Some Americans are bitter about this, others merely confused. Democrats think it's our fault. They charge Bush with mishandling relations with the allies. Theirs is an etymological problem. Events have overtaken vocabulary. These countries are not allies. It is sheer laziness now that counts France and Germany as old allies, sheer naivete that counts Russia as a new one.

It should not surprise us. Countries have different interests. For a half-century, anticommunism papered over those differences, but communism is gone. Europe lives by Lord Palmerston's axiom: nations have no permanent allies, only permanent interests. Alliance with America is no longer a permanent interest. The postwar alliance that once structured and indeed defined our world is dead. It died in 2003.

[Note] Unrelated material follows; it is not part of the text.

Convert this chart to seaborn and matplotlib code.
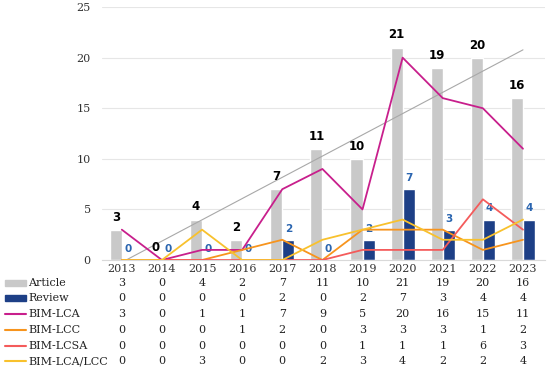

To be sure, there are some countries that see their ultimate security as dependent upon the international order maintained by the U.S. These are not insignificant countries, and over time they may become the kernel of an entirely new alliance system. They include Anglo-Saxons (Britain, Australia) and a few Europeans (Italy, Spain, Poland, other newly liberated East European countries). They understand that the sinews of stability--free commerce, open sea lanes, regional balances of power, nonproliferation, deterrence--are provided overwhelmingly by the American colossus. They understand that without it, the world collapses into chaos and worse. They believe in the American umbrella and are committed to helping the umbrella holder.

As for the rest, they are content to leave America out there twisting in the wind. They do not wish us destroyed--they are not crazy--but they are not unhappy to see us distracted, diminished and occasionally defeated.

When the Iraq war began, the French Foreign Minister refused a reporter's question as to which side he wanted to win. This was not a mere expression of pique. When the existential enemy was Nazism or communism, the world rallied to the American protector. But Arab-Islamic radicalism is different. Its hatreds are wide, but its strategic focus is America. Its monument is ground zero. Ground zero is not in Paris.

The neutrals know that perhaps in the long run they too will be threatened. For now, however, they are quite content to see the U.S. carry the fight against the new barbarians. The U.S. was attacked; it will carry the fight regardless.